#### [Set problem]
Reproduce the full listing below unchanged, apart from the pictures.

═════ Supplied information ═════

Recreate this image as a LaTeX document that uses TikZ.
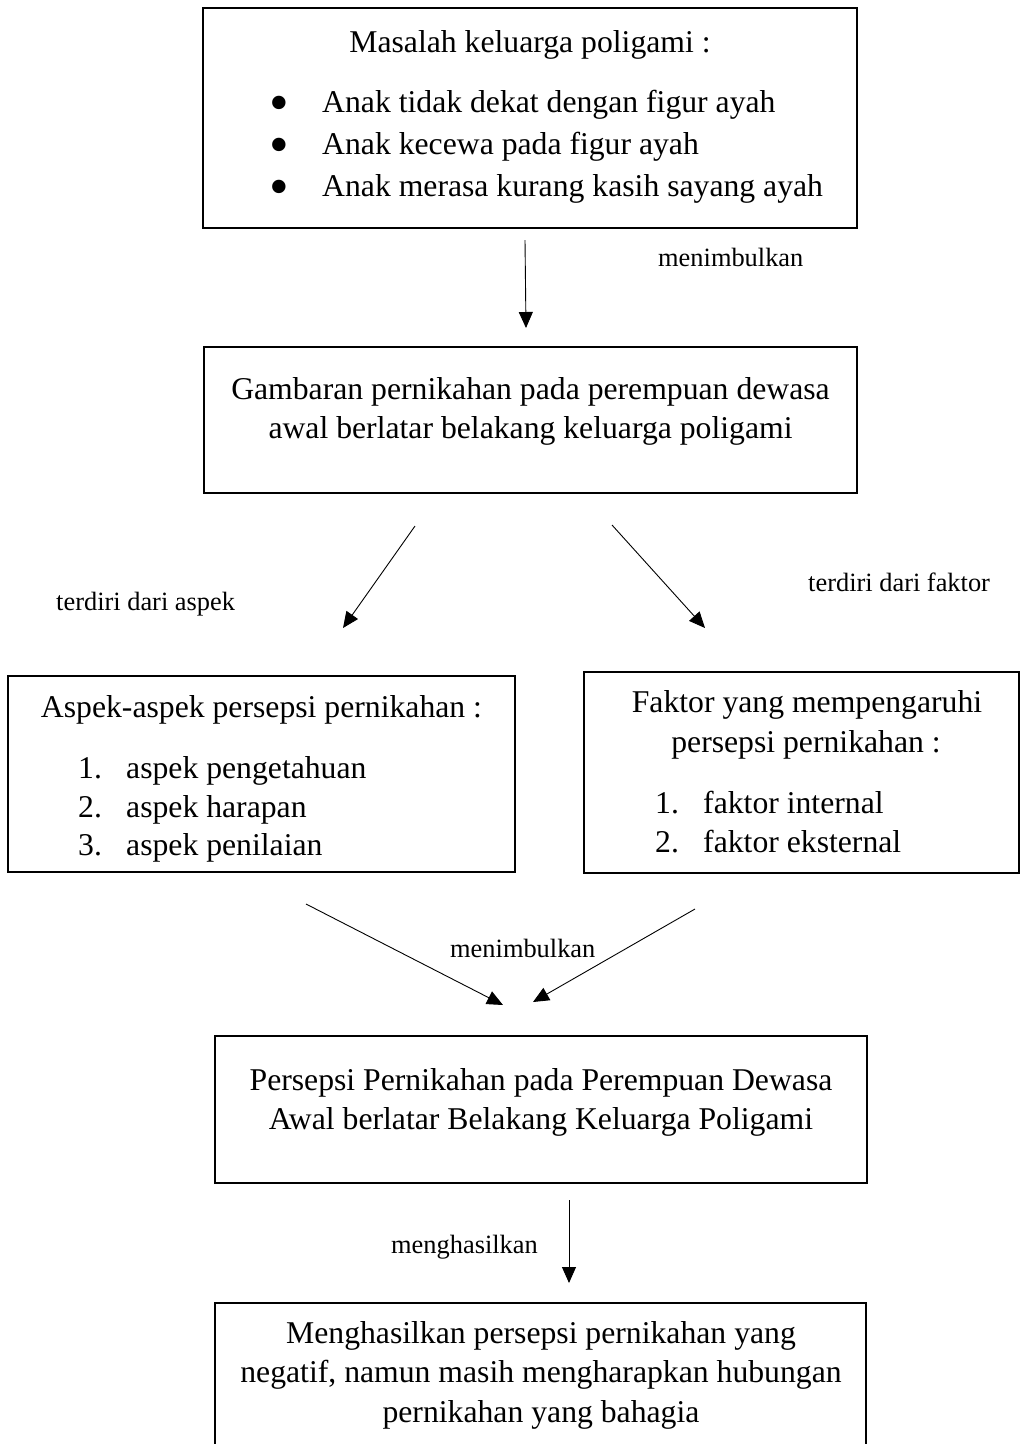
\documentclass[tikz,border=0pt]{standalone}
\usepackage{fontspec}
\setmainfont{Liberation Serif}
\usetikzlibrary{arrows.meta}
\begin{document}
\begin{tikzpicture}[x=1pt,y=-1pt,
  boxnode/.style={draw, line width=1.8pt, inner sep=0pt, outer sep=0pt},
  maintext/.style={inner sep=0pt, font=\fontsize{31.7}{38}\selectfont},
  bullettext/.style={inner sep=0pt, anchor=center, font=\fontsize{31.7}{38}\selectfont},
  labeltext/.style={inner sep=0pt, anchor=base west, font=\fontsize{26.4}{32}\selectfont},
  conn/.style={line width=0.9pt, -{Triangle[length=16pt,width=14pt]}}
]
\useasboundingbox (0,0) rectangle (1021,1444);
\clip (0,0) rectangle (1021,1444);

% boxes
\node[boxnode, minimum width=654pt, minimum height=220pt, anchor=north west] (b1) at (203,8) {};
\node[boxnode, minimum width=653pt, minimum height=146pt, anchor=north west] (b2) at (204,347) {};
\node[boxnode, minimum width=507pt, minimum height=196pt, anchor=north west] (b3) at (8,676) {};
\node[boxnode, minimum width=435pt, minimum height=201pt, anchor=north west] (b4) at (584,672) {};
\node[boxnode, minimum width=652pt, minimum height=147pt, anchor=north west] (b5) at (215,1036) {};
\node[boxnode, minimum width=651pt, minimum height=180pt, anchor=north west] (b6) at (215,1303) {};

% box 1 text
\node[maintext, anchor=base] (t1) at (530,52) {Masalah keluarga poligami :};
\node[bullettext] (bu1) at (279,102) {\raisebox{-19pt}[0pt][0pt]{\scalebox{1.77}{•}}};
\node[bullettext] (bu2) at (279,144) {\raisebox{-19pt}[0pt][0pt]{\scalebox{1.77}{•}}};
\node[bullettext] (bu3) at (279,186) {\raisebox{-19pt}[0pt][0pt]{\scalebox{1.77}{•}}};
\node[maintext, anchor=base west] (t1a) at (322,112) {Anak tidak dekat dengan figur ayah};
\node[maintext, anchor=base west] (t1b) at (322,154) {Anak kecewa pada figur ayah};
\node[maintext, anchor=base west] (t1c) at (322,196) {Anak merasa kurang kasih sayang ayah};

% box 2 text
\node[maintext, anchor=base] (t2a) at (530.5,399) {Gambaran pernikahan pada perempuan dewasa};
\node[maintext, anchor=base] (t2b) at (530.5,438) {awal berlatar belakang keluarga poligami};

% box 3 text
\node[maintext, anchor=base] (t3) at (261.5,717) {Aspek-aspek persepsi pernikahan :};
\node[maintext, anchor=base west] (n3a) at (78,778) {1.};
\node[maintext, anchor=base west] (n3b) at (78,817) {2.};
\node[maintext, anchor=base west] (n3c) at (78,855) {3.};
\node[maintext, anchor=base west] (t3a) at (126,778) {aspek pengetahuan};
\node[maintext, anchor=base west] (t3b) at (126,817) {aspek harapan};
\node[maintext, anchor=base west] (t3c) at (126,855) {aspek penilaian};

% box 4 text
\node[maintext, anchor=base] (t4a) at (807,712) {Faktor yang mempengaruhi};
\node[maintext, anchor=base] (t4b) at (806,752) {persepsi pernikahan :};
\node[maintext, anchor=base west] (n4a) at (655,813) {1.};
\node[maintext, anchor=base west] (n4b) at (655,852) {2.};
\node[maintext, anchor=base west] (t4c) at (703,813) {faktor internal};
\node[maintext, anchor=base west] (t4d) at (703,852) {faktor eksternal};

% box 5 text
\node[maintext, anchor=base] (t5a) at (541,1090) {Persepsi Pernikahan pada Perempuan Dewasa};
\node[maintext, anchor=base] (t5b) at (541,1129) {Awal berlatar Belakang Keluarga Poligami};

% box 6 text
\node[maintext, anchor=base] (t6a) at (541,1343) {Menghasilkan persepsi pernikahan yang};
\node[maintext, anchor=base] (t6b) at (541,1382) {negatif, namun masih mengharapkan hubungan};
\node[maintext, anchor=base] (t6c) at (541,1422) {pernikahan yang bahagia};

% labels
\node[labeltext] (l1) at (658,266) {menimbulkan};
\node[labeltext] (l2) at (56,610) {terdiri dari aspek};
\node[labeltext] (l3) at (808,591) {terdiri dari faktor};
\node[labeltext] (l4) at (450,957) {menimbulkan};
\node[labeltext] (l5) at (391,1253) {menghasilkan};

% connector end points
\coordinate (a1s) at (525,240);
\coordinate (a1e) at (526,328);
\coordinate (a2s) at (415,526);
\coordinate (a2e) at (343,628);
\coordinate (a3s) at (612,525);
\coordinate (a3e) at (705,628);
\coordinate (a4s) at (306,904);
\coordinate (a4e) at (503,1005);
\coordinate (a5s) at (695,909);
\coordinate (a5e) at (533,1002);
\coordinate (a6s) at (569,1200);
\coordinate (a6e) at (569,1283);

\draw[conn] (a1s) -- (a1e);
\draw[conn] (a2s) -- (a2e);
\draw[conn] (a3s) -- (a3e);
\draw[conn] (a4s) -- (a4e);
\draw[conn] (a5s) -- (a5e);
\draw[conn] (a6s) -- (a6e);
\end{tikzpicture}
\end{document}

═════

#### [Exercise answer]
Recreate this image as a LaTeX document that uses TikZ.
\documentclass[tikz,border=0pt]{standalone}
\usepackage{fontspec}
\setmainfont{Liberation Serif}
\usetikzlibrary{arrows.meta}
\begin{document}
\begin{tikzpicture}[x=1pt,y=-1pt,
  boxnode/.style={draw, line width=1.8pt, inner sep=0pt, outer sep=0pt},
  maintext/.style={inner sep=0pt, font=\fontsize{31.7}{38}\selectfont},
  bullettext/.style={inner sep=0pt, anchor=center, font=\fontsize{31.7}{38}\selectfont},
  labeltext/.style={inner sep=0pt, anchor=base west, font=\fontsize{26.4}{32}\selectfont},
  conn/.style={line width=0.9pt, -{Triangle[length=16pt,width=14pt]}}
]
\useasboundingbox (0,0) rectangle (1021,1444);
\clip (0,0) rectangle (1021,1444);

% boxes
\node[boxnode, minimum width=654pt, minimum height=220pt, anchor=north west] (b1) at (203,8) {};
\node[boxnode, minimum width=653pt, minimum height=146pt, anchor=north west] (b2) at (204,347) {};
\node[boxnode, minimum width=507pt, minimum height=196pt, anchor=north west] (b3) at (8,676) {};
\node[boxnode, minimum width=435pt, minimum height=201pt, anchor=north west] (b4) at (584,672) {};
\node[boxnode, minimum width=652pt, minimum height=147pt, anchor=north west] (b5) at (215,1036) {};
\node[boxnode, minimum width=651pt, minimum height=180pt, anchor=north west] (b6) at (215,1303) {};

% box 1 text
\node[maintext, anchor=base] (t1) at (530,52) {Masalah keluarga poligami :};
\node[bullettext] (bu1) at (279,102) {\raisebox{-19pt}[0pt][0pt]{\scalebox{1.77}{•}}};
\node[bullettext] (bu2) at (279,144) {\raisebox{-19pt}[0pt][0pt]{\scalebox{1.77}{•}}};
\node[bullettext] (bu3) at (279,186) {\raisebox{-19pt}[0pt][0pt]{\scalebox{1.77}{•}}};
\node[maintext, anchor=base west] (t1a) at (322,112) {Anak tidak dekat dengan figur ayah};
\node[maintext, anchor=base west] (t1b) at (322,154) {Anak kecewa pada figur ayah};
\node[maintext, anchor=base west] (t1c) at (322,196) {Anak merasa kurang kasih sayang ayah};

% box 2 text
\node[maintext, anchor=base] (t2a) at (530.5,399) {Gambaran pernikahan pada perempuan dewasa};
\node[maintext, anchor=base] (t2b) at (530.5,438) {awal berlatar belakang keluarga poligami};

% box 3 text
\node[maintext, anchor=base] (t3) at (261.5,717) {Aspek-aspek persepsi pernikahan :};
\node[maintext, anchor=base west] (n3a) at (78,778) {1.};
\node[maintext, anchor=base west] (n3b) at (78,817) {2.};
\node[maintext, anchor=base west] (n3c) at (78,855) {3.};
\node[maintext, anchor=base west] (t3a) at (126,778) {aspek pengetahuan};
\node[maintext, anchor=base west] (t3b) at (126,817) {aspek harapan};
\node[maintext, anchor=base west] (t3c) at (126,855) {aspek penilaian};

% box 4 text
\node[maintext, anchor=base] (t4a) at (807,712) {Faktor yang mempengaruhi};
\node[maintext, anchor=base] (t4b) at (806,752) {persepsi pernikahan :};
\node[maintext, anchor=base west] (n4a) at (655,813) {1.};
\node[maintext, anchor=base west] (n4b) at (655,852) {2.};
\node[maintext, anchor=base west] (t4c) at (703,813) {faktor internal};
\node[maintext, anchor=base west] (t4d) at (703,852) {faktor eksternal};

% box 5 text
\node[maintext, anchor=base] (t5a) at (541,1090) {Persepsi Pernikahan pada Perempuan Dewasa};
\node[maintext, anchor=base] (t5b) at (541,1129) {Awal berlatar Belakang Keluarga Poligami};

% box 6 text
\node[maintext, anchor=base] (t6a) at (541,1343) {Menghasilkan persepsi pernikahan yang};
\node[maintext, anchor=base] (t6b) at (541,1382) {negatif, namun masih mengharapkan hubungan};
\node[maintext, anchor=base] (t6c) at (541,1422) {pernikahan yang bahagia};

% labels
\node[labeltext] (l1) at (658,266) {menimbulkan};
\node[labeltext] (l2) at (56,610) {terdiri dari aspek};
\node[labeltext] (l3) at (808,591) {terdiri dari faktor};
\node[labeltext] (l4) at (450,957) {menimbulkan};
\node[labeltext] (l5) at (391,1253) {menghasilkan};

% connector end points
\coordinate (a1s) at (525,240);
\coordinate (a1e) at (526,328);
\coordinate (a2s) at (415,526);
\coordinate (a2e) at (343,628);
\coordinate (a3s) at (612,525);
\coordinate (a3e) at (705,628);
\coordinate (a4s) at (306,904);
\coordinate (a4e) at (503,1005);
\coordinate (a5s) at (695,909);
\coordinate (a5e) at (533,1002);
\coordinate (a6s) at (569,1200);
\coordinate (a6e) at (569,1283);

\draw[conn] (a1s) -- (a1e);
\draw[conn] (a2s) -- (a2e);
\draw[conn] (a3s) -- (a3e);
\draw[conn] (a4s) -- (a4e);
\draw[conn] (a5s) -- (a5e);
\draw[conn] (a6s) -- (a6e);
\end{tikzpicture}
\end{document}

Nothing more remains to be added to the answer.